The sentence was announced by United States Attorney for the District of Maryland Rod J. Rosenstein; Special Agent in Charge Ava Cooper-Davis of the Drug Enforcement Administration - Washington Field Division; Special Agent in Charge William Winter of U.S. Immigration and Customs Enforcement, Office of Homeland Security Investigations; and Chief J. Thomas Manger of the Montgomery County Department of Police.

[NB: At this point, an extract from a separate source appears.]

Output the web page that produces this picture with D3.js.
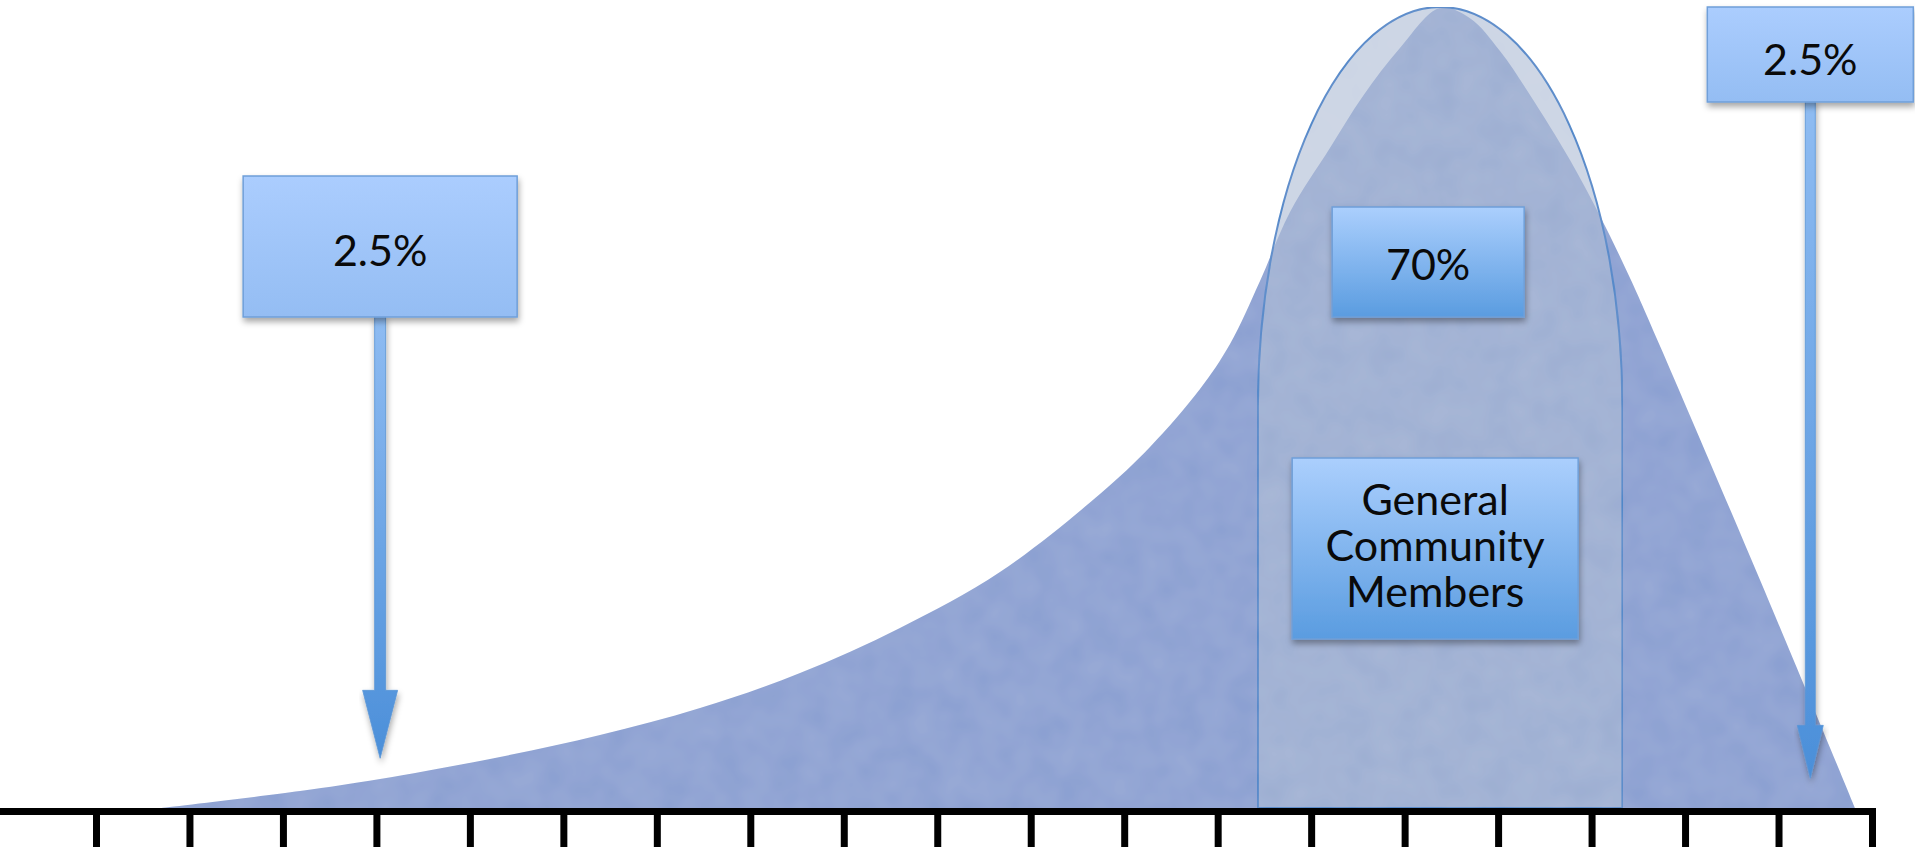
<!DOCTYPE html>
<html>
<head>
<meta charset="utf-8">
<script src="https://cdn.jsdelivr.net/npm/d3@7"></script>
<style>
  html, body { margin: 0; padding: 0; background: #ffffff; overflow: hidden; }
  svg { display: block; }
</style>
</head>
<body>
<div id="chart"></div>
<script>
// ---------------- data ----------------
const tickValues = [1, 2, 3, 4, 5, 6, 7, 8, 9, 10, 11, 12, 13, 14, 15, 16, 17, 18, 19, 20];

// skewed distribution outline (x in tick units, y in % of peak height)
const curveX = [1.696, 3.183, 4.039, 5.322, 6.392, 7.462, 8.532, 9.601, 10.671, 11.741, 12.276, 12.811, 13.132, 13.453, 13.774, 14.201, 14.555, 14.950, 15.378, 15.699, 16.020, 16.341, 16.769, 17.090, 17.411, 17.732, 18.802, 19.818];
const curveY = [0, 2.12, 3.62, 6.37, 9.11, 12.48, 16.85, 22.47, 29.46, 39.20, 45.07, 52.31, 57.93, 65.79, 74.41, 82.40, 88.89, 94.88, 99.88, 98.60, 94.51, 89.01, 80.90, 73.91, 66.17, 57.68, 28.46, 0];

// central 70% band (arch)
const bandRange = [13.43, 17.33];
const bandTop = 100;
const bandShoulder = 50;

// annotation labels and the positions their arrows point to
const labels = ["2.5%", "70%", "General|Community|Members", "2.5%"];
const arrowTargetsX = [4.04, 19.34];
const arrowTargetsY = [6.2, 3.7];

// ---------------- layout ----------------
const W = 1915, H = 847;
const x = d3.scaleLinear().domain([0, 20]).range([2.5, 1872]);
const y = d3.scaleLinear().domain([0, 100]).range([808, 7]);

const svg = d3.select("#chart").append("svg")
  .attr("width", W).attr("height", H)
  .style("font-family", "Lato, 'Open Sans', sans-serif");

const defs = svg.append("defs");
function grad(id, c0, c1) {
  const g = defs.append("linearGradient").attr("id", id)
    .attr("x1", 0).attr("y1", 0).attr("x2", 0).attr("y2", 1);
  g.append("stop").attr("offset", "0%").attr("stop-color", c0);
  g.append("stop").attr("offset", "100%").attr("stop-color", c1);
}
grad("gLight", "#abcdfe", "#94bdf3");
grad("gStrong", "#abcffd", "#5a9ce0");
grad("gArrow", "#8fbcf2", "#4b8fd9");

const sh = defs.append("filter").attr("id", "shadow")
  .attr("x", "-10%").attr("y", "-10%").attr("width", "130%").attr("height", "140%");
sh.append("feDropShadow").attr("dx", 1).attr("dy", 4).attr("stdDeviation", 3)
  .attr("flood-color", "#000").attr("flood-opacity", 0.35);

// subtle mottled texture
const tex = defs.append("filter").attr("id", "tex").attr("x", 0).attr("y", 0).attr("width", "100%").attr("height", "100%");
tex.append("feTurbulence").attr("type", "fractalNoise").attr("baseFrequency", 0.035).attr("numOctaves", 2).attr("seed", 3).attr("result", "n");
tex.append("feColorMatrix").attr("in", "n").attr("type", "matrix")
  .attr("values", "0 0 0 0 1  0 0 0 0 1  0 0 0 0 1  0 0 0 0.10 0").attr("result", "w");
tex.append("feComposite").attr("in", "w").attr("in2", "SourceGraphic").attr("operator", "in").attr("result", "wc");
const m = tex.append("feMerge");
m.append("feMergeNode").attr("in", "SourceGraphic");
m.append("feMergeNode").attr("in", "wc");

// ---------------- distribution area ----------------
const pts = curveX.map((v, i) => ({ x: v, y: curveY[i] }));
const area = d3.area()
  .x(d => x(d.x)).y0(y(0)).y1(d => y(d.y))
  .curve(d3.curveCatmullRom.alpha(0.5));
svg.append("path").datum(pts)
  .attr("d", area)
  .attr("fill", "#899fd1")
  .attr("filter", "url(#tex)");

// ---------------- 70% band ----------------
const xl = x(bandRange[0]), xr = x(bandRange[1]);
const ys = y(bandShoulder), yt = y(bandTop), yb = y(0);
const rx = (xr - xl) / 2, ry = ys - yt;
svg.append("path")
  .attr("d", `M${xl},${yb} L${xl},${ys} A${rx},${ry} 0 0 1 ${xr},${ys} L${xr},${yb} Z`)
  .attr("fill", "#a8b8d2")
  .attr("fill-opacity", 0.6)
  .attr("stroke", "#4a84c8")
  .attr("stroke-width", 2)
  .attr("filter", "url(#tex)");

// ---------------- axis ----------------
const axis = d3.axisBottom(x).tickValues(tickValues).tickFormat("")
  .tickSizeInner(H - 808).tickSizeOuter(0);
const ag = svg.append("g").attr("transform", `translate(0,${808})`).call(axis);
ag.select(".domain").remove();
ag.selectAll(".tick line").attr("stroke", "#000").attr("stroke-width", 7);
svg.append("rect")
  .attr("x", 0).attr("y", 808)
  .attr("width", x(20) + 3.5).attr("height", 7)
  .attr("fill", "#000");

// ---------------- annotations ----------------
function box(cx, top, w, h, fillId) {
  svg.append("rect")
    .attr("x", cx - w / 2).attr("y", top).attr("width", w).attr("height", h)
    .attr("fill", `url(#${fillId})`)
    .attr("stroke", "#6f9fd9").attr("stroke-width", 1.5)
    .attr("filter", "url(#shadow)");
}
function label(cx, baselines, text) {
  const lines = text.split("|");
  const t = svg.append("text").attr("text-anchor", "middle")
    .attr("font-size", 43).attr("fill", "#0a0a0a");
  lines.forEach((s, i) => t.append("tspan").attr("x", cx).attr("y", baselines[i]).text(s));
}
function arrow(cx, top, tipY, stemW, headW, headH) {
  const headTop = tipY - headH;
  const p = d3.path();
  p.moveTo(cx - stemW / 2, top);
  p.lineTo(cx + stemW / 2, top);
  p.lineTo(cx + stemW / 2, headTop);
  p.lineTo(cx + headW / 2, headTop);
  p.lineTo(cx, tipY);
  p.lineTo(cx - headW / 2, headTop);
  p.lineTo(cx - stemW / 2, headTop);
  p.closePath();
  svg.append("path").attr("d", p.toString())
    .attr("fill", "url(#gArrow)")
    .attr("stroke", "#5a95d6").attr("stroke-width", 0.8)
    .attr("filter", "url(#shadow)");
}

// left 2.5%
const lx = x(arrowTargetsX[0]);
arrow(lx, 316, y(arrowTargetsY[0]), 11, 35, 68);
box(lx, 176, 274, 141, "gLight");
label(lx, [266], labels[0]);

// right 2.5%
const rxA = x(arrowTargetsX[1]);
arrow(rxA, 100, y(arrowTargetsY[1]), 10, 26, 53);
box(rxA, 7, 206, 95, "gLight");
label(rxA, [75], labels[3]);

// 70%
const mid = (xl + xr) / 2;
box(mid - 12, 207, 192, 110, "gStrong");
label(mid - 12, [280], labels[1]);

// General Community Members
box(mid - 5, 458, 286, 181, "gStrong");
label(mid - 5, [515, 561, 607], labels[2]);
</script>
</body>
</html>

According to Molina-Maldonado’s guilty plea, from at least February 2001 through February 2004, Molina-Maldonado was part of a Guatemala-based drug smuggling ring responsible for importing cocaine and heroin from Guatemala to the United States. Approximately nine to 10 pounds of cocaine or heroin were hidden inside functioning car batteries, which were transported to the Maryland area to be sold. Molina-Maldonado supplied large quantities of cocaine and heroin to Miguel Osvaldo Bolanos-Acevedo in Guatemala, as well as to drug dealers in Maryland. Co-conspirators used the drug proceeds to purchase vehicles at auto auctions, which were then transported to Molina-Maldonado in Guatemala, with the remaining proceeds hidden in the vehicle. Molina-Maldonado is responsible for distributing over 330 pounds of cocaine during the conspiracy.
Miguel Osvaldo Bolanos-Acevedo, a/k/a “El Cochero,” age 48, was sentenced to 160 months in prison on March 5, 2010.
United States Attorney Rod J. Rosenstein thanked DEA, Homeland Security Investigations and the Montgomery County Police Department for their work in this investigation. Mr. Rosenstein commended Assistant United States Attorneys Jonathan Su and James M. Trusty, who prosecuted this Organized Crime Drug Enforcement Task Force case.